Last week Travis Co. Judge
Sam Biscoe swore in two commissioners and the newly elected mayor of
Webberville, which incorporated Feb. 1 after a closely divided vote among the fewer than 200 residents. A few days later, new Mayor Hector Gonzales and commissioners Ken Moon and Tom Trantham held their first public meeting. Resolved business included enacting a 120-day moratorium on new development, hiring a village clerk and village attorney, and announcing an Easter egg hunt April 19. Gonzales invited residents of the hamlet east of Austin to apply for seats on the village's standing committees, including finance/budget, fundraising/donations, economic development, and natural resources. Application forms
are available at
www.webberville.org/village_commission/.
-- L.A.
Texas' 3rd Court of Appeals last week refused a request for a rehearing in "mold queen" Melinda Ballard's lawsuit against Farmers Insurance Group.

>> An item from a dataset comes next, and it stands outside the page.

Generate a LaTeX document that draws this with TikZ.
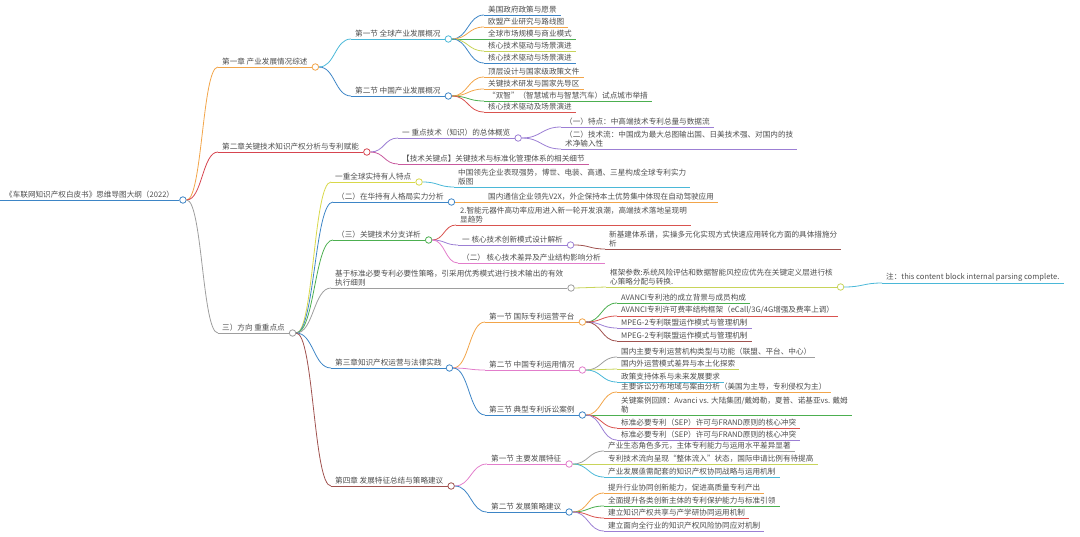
\documentclass[tikz,border=0pt]{standalone}
\usepackage{fontspec}
\usepackage{xcolor}
\usepackage{tikz}
\usetikzlibrary{calc}
\newfontfamily\cjk{Noto Sans CJK SC}
\definecolor{ink}{HTML}{4D4D4D}
\definecolor{mmblue}{HTML}{3D85C6}
\definecolor{mmcyan}{HTML}{4BB8D8}
\definecolor{mmorange}{HTML}{F2A54A}
\definecolor{mmred}{HTML}{D9534F}
\definecolor{mmcrimson}{HTML}{D64550}
\definecolor{mmgreen}{HTML}{4CAF50}
\definecolor{mmlime}{HTML}{C8D45A}
\definecolor{mmyellow}{HTML}{D8D84A}
\definecolor{mmpurple}{HTML}{9C7FD4}
\definecolor{mmpink}{HTML}{E27DCB}
\definecolor{mmmagenta}{HTML}{C85A9E}
\definecolor{mmgray}{HTML}{9E9E9E}
\definecolor{mmbrown}{HTML}{A0524F}

\begin{document}
\begin{tikzpicture}[
    x=1pt, y=-1pt,
    topic/.style={anchor=south west, inner xsep=4pt, inner ysep=1.6pt, align=left,
        font=\cjk\fontsize{7.6}{9.4}\selectfont, text=ink,
        append after command={(\tikzlastnode.south west) edge[draw=#1, line width=0.8pt] (\tikzlastnode.south east)}},
    hub/.style={circle, draw=#1, fill=white, line width=0.8pt, inner sep=0pt, minimum size=6.5pt, anchor=west},
    link/.style={draw=#1, line width=0.8pt,
        to path={let \p1=(\tikztostart), \p2=(\tikztotarget) in
            .. controls ({(\x1+\x2)/2},\y1) and ({(\x1+\x2)/2},\y2) .. (\tikztotarget)}}
]
\useasboundingbox (0,0) rectangle (1080,536);

% Root
\node[topic=mmblue, inner xsep=5pt] (root) at (0,200) {《车联网知识产权白皮书》思维导图大纲（2022）};
\node[hub=mmblue] (rooto) at (root.south east) {};

% Chapter 1
\node[topic=mmorange] (ch1) at (218,67) {第一章 产业发展情况综述};
\node[hub=mmorange] (ch1o) at (ch1.south east) {};
\node[topic=mmcyan] (ch1g) at (351,39) {第一节 全球产业发展概况};
\node[hub=mmcyan] (ch1go) at (ch1g.south east) {};
\node[topic=mmblue] (ch1g1) at (484,15) {美国政府政策与愿景};
\node[topic=mmorange] (ch1g2) at (484,27) {欧盟产业研究与路线图};
\node[topic=mmgreen] (ch1g3) at (484,39) {全球市场规模与商业模式};
\node[topic=mmlime] (ch1g4) at (484,51) {核心技术驱动与场景演进};
\node[topic=mmblue] (ch1g5) at (484,63) {核心技术驱动与场景演进};
\node[topic=mmblue] (ch1c) at (351,96) {第二节 中国产业发展概况};
\node[hub=mmblue] (ch1co) at (ch1c.south east) {};
\node[topic=mmorange] (ch1c1) at (484,77) {顶层设计与国家级政策文件};
\node[topic=mmorange] (ch1c2) at (484,89) {关键技术研发与国家先导区};
\node[topic=mmgreen] (ch1c3) at (484,101) {“双智”（智慧城市与智慧汽车）试点城市举措};
\node[topic=mmred] (ch1c4) at (484,112) {核心技术驱动及场景演进};

\draw[link=mmorange] (rooto.east) to (ch1.south west);
\draw[link=mmcyan] (ch1o.east) to (ch1g.south west);
\draw[link=mmblue] (ch1o.east) to (ch1c.south west);
\draw[link=mmblue] (ch1go.east) to (ch1g1.south west);
\draw[link=mmorange] (ch1go.east) to (ch1g2.south west);
\draw[link=mmgreen] (ch1go.east) to (ch1g3.south west);
\draw[link=mmlime] (ch1go.east) to (ch1g4.south west);
\draw[link=mmblue] (ch1go.east) to (ch1g5.south west);
\draw[link=mmorange] (ch1co.east) to (ch1c1.south west);
\draw[link=mmorange] (ch1co.east) to (ch1c2.south west);
\draw[link=mmgreen] (ch1co.east) to (ch1c3.south west);
\draw[link=mmred] (ch1co.east) to (ch1c4.south west);

% Chapter 2
\node[topic=mmcrimson] (ch2) at (218,152) {第二章关键技术知识产权分析与专利赋能};
\node[hub=mmcrimson] (ch2o) at (ch2.south east) {};
\node[topic=mmpurple] (ch2a) at (398,138) {一 重点技术（知识）的总体概览};
\node[hub=mmpurple] (ch2ao) at (ch2a.south east) {};
\node[topic=mmpurple] (ch2a1) at (561,127) {（一）特点：中高端技术专利总量与数据流};
\node[topic=mmpurple] (ch2a2) at (561,149) {（二）技术流：中国成为最大总图输出国、日美技术强、对国内的技\\术净输入性};
\node[topic=mmmagenta] (ch2b) at (398,164) {【技术关键点】关键技术与标准化管理体系的相关细节};

\draw[link=mmcrimson] (rooto.east) to (ch2.south west);
\draw[link=mmpurple] (ch2o.east) to (ch2a.south west);
\draw[link=mmmagenta] (ch2o.east) to (ch2b.south west);
\draw[link=mmpurple] (ch2ao.east) to (ch2a1.south west);
\draw[link=mmpurple] (ch2ao.east) to (ch2a2.south west);

% Focus branch
\node[topic=mmgray] (focus) at (218,333) {三）方向 重重点点};
\node[hub=mmgray] (focuso) at (focus.south east) {};
\node[topic=mmyellow] (fc1) at (331,182) {一重全球实持有人特点};
\node[hub=mmyellow] (fc1o) at (fc1.south east) {};
\node[topic=mmcyan] (fc11) at (454,187) {中国领先企业表现强势，博世、电装、高通、三星构成全球专利实力\\版图};
\node[topic=mmblue] (fc2) at (333,202) {（二）在华持有人格局实力分析};
\node[hub=mmblue] (fc2o) at (fc2.south east) {};
\node[topic=mmorange] (fc21) at (484,202) {国内通信企业领先V2X，外企保持本土优势集中体现在自动驾驶应用};
\node[topic=mmgreen] (fc3) at (333,240) {（三）关键技术分支详析};
\node[hub=mmgreen] (fc3o) at (fc3.south east) {};
\node[topic=mmred] (fc31) at (456,225) {2.智能元器件高功率应用进入新一轮开发浪潮，高端技术落地呈现明\\显趋势};
\node[topic=mmpurple] (fc32) at (458,245) {一 核心技术创新模式设计解析};
\node[hub=mmpurple] (fc32o) at (fc32.south east) {};
\node[topic=mmbrown] (fc321) at (605,249) {新基建体系谱，实操多元化实现方式快速应用转化方面的具体措施分\\析};
\node[topic=mmpink] (fc33) at (458,263) {（二） 核心技术差异及产业结构影响分析};
\node[topic=mmgray] (fc4) at (331,288) {基于标准必要专利必要性策略，引采用优秀模式进行技术输出的有效\\执行细则};
\node[hub=mmgray] (fc4o) at (fc4.south east) {};
\node[topic=mmlime] (fc41) at (606,287) {框架参数:系统风险评估和数据智能风控应优先在关键定义层进行核\\心策略分配与转换.};
\node[hub=mmlime] (fc41o) at (fc41.south east) {};
\node[topic=mmcyan] (fc411) at (882,283) {注：this content block internal parsing complete.};

\draw[link=mmgray] (rooto.east) to (focus.south west);
\draw[link=mmyellow] (focuso.east) to (fc1.south west);
\draw[link=mmblue] (focuso.east) to (fc2.south west);
\draw[link=mmgreen] (focuso.east) to (fc3.south west);
\draw[link=mmgray] (focuso.east) to (fc4.south west);
\draw[link=mmcyan] (fc1o.east) to (fc11.south west);
\draw[link=mmorange] (fc2o.east) to (fc21.south west);
\draw[link=mmred] (fc3o.east) to (fc31.south west);
\draw[link=mmpurple] (fc3o.east) to (fc32.south west);
\draw[link=mmpink] (fc3o.east) to (fc33.south west);
\draw[link=mmbrown] (fc32o.east) to (fc321.south west);
\draw[link=mmlime] (fc4o.east) to (fc41.south west);
\draw[link=mmcyan] (fc41o.east) to (fc411.south west);

% Chapter 3
\node[topic=mmblue] (ch3) at (331,368) {第三章知识产权运营与法律实践};
\node[hub=mmblue] (ch3o) at (ch3.south east) {};
\node[topic=mmorange] (ch3a) at (485,322) {第一节 国际专利运营平台};
\node[hub=mmorange] (ch3ao) at (ch3a.south east) {};
\node[topic=mmgreen] (ch3a1) at (617,303) {AVANCI专利池的成立背景与成员构成};
\node[topic=mmred] (ch3a2) at (617,316) {AVANCI专利许可费率结构框架（eCall/3G/4G增强及费率上调）};
\node[topic=mmpurple] (ch3a3) at (617,328) {MPEG-2专利联盟运作模式与管理机制};
\node[topic=mmbrown] (ch3a4) at (617,341) {MPEG-2专利联盟运作模式与管理机制};
\node[topic=mmpink] (ch3b) at (485,370) {第二节 中国专利运用情况};
\node[hub=mmpink] (ch3bo) at (ch3b.south east) {};
\node[topic=mmgray] (ch3b1) at (617,357) {国内主要专利运营机构类型与功能（联盟、平台、中心）};
\node[topic=mmlime] (ch3b2) at (617,369) {国内外运营模式差异与本土化探索};
\node[topic=mmcyan] (ch3b3) at (617,382) {政策支持体系与未来发展要求};
\node[topic=mmblue] (ch3c) at (485,415) {第三节 典型专利诉讼案例};
\node[hub=mmblue] (ch3co) at (ch3c.south east) {};
\node[topic=mmorange] (ch3c1) at (617,392) {主要诉讼分布地域与案由分析（美国为主导，专利侵权为主）};
\node[topic=mmgreen] (ch3c2) at (617,415) {关键案例回顾：Avanci vs. 大陆集团/戴姆勒，夏普、诺基亚vs. 戴姆\\勒};
\node[topic=mmred] (ch3c3) at (617,428) {标准必要专利（SEP）许可与FRAND原则的核心冲突};
\node[topic=mmpurple] (ch3c4) at (617,440) {标准必要专利（SEP）许可与FRAND原则的核心冲突};

\draw[link=mmblue] (focuso.east) to (ch3.south west);
\draw[link=mmorange] (ch3o.east) to (ch3a.south west);
\draw[link=mmpink] (ch3o.east) to (ch3b.south west);
\draw[link=mmblue] (ch3o.east) to (ch3c.south west);
\draw[link=mmgreen] (ch3ao.east) to (ch3a1.south west);
\draw[link=mmred] (ch3ao.east) to (ch3a2.south west);
\draw[link=mmpurple] (ch3ao.east) to (ch3a3.south west);
\draw[link=mmbrown] (ch3ao.east) to (ch3a4.south west);
\draw[link=mmgray] (ch3bo.east) to (ch3b1.south west);
\draw[link=mmlime] (ch3bo.east) to (ch3b2.south west);
\draw[link=mmcyan] (ch3bo.east) to (ch3b3.south west);
\draw[link=mmorange] (ch3co.east) to (ch3c1.south west);
\draw[link=mmgreen] (ch3co.east) to (ch3c2.south west);
\draw[link=mmred] (ch3co.east) to (ch3c3.south west);
\draw[link=mmpurple] (ch3co.east) to (ch3c4.south west);

% Chapter 4
\node[topic=mmbrown] (ch4) at (331,486) {第四章 发展特征总结与策略建议};
\node[hub=mmbrown] (ch4o) at (ch4.south east) {};
\node[topic=mmpink] (ch4a) at (487,464) {第一节 主要发展特征};
\node[hub=mmpink] (ch4ao) at (ch4a.south east) {};
\node[topic=mmgray] (ch4a1) at (604,451) {产业生态角色多元，主体专利能力与运用水平差异显著};
\node[topic=mmlime] (ch4a2) at (604,464) {专利技术流向呈现“整体流入”状态，国际申请比例有待提高};
\node[topic=mmcyan] (ch4a3) at (604,477) {产业发展亟需配套的知识产权协同战略与运用机制};
\node[topic=mmblue] (ch4b) at (487,512) {第二节 发展策略建议};
\node[hub=mmblue] (ch4bo) at (ch4b.south east) {};
\node[topic=mmorange] (ch4b1) at (604,493) {提升行业协同创新能力，促进高质量专利产出};
\node[topic=mmgreen] (ch4b2) at (604,506) {全面提升各类创新主体的专利保护能力与标准引领};
\node[topic=mmred] (ch4b3) at (604,518) {建立知识产权共享与产学研协同运用机制};
\node[topic=mmpurple] (ch4b4) at (604,531) {建立面向全行业的知识产权风险协同应对机制};

\draw[link=mmbrown] (focuso.east) to (ch4.south west);
\draw[link=mmpink] (ch4o.east) to (ch4a.south west);
\draw[link=mmblue] (ch4o.east) to (ch4b.south west);
\draw[link=mmgray] (ch4ao.east) to (ch4a1.south west);
\draw[link=mmlime] (ch4ao.east) to (ch4a2.south west);
\draw[link=mmcyan] (ch4ao.east) to (ch4a3.south west);
\draw[link=mmorange] (ch4bo.east) to (ch4b1.south west);
\draw[link=mmgreen] (ch4bo.east) to (ch4b2.south west);
\draw[link=mmred] (ch4bo.east) to (ch4b3.south west);
\draw[link=mmpurple] (ch4bo.east) to (ch4b4.south west);

\end{tikzpicture}
\end{document}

Last fall the appellate court slashed the $32 million judgment Ballard won against Farmers in 2001, leaving just more than $4 million in awards for actual damages to her family's Dripping Springs mansion. The court ruled that Farmers did not knowingly breach its good-faith duty in handling Ballard's 1998 water-damage claim and threw out awards for punitive damages and mental anguish. Ballard says she will appeal the decision to the Texas Supreme Court. -- J.S.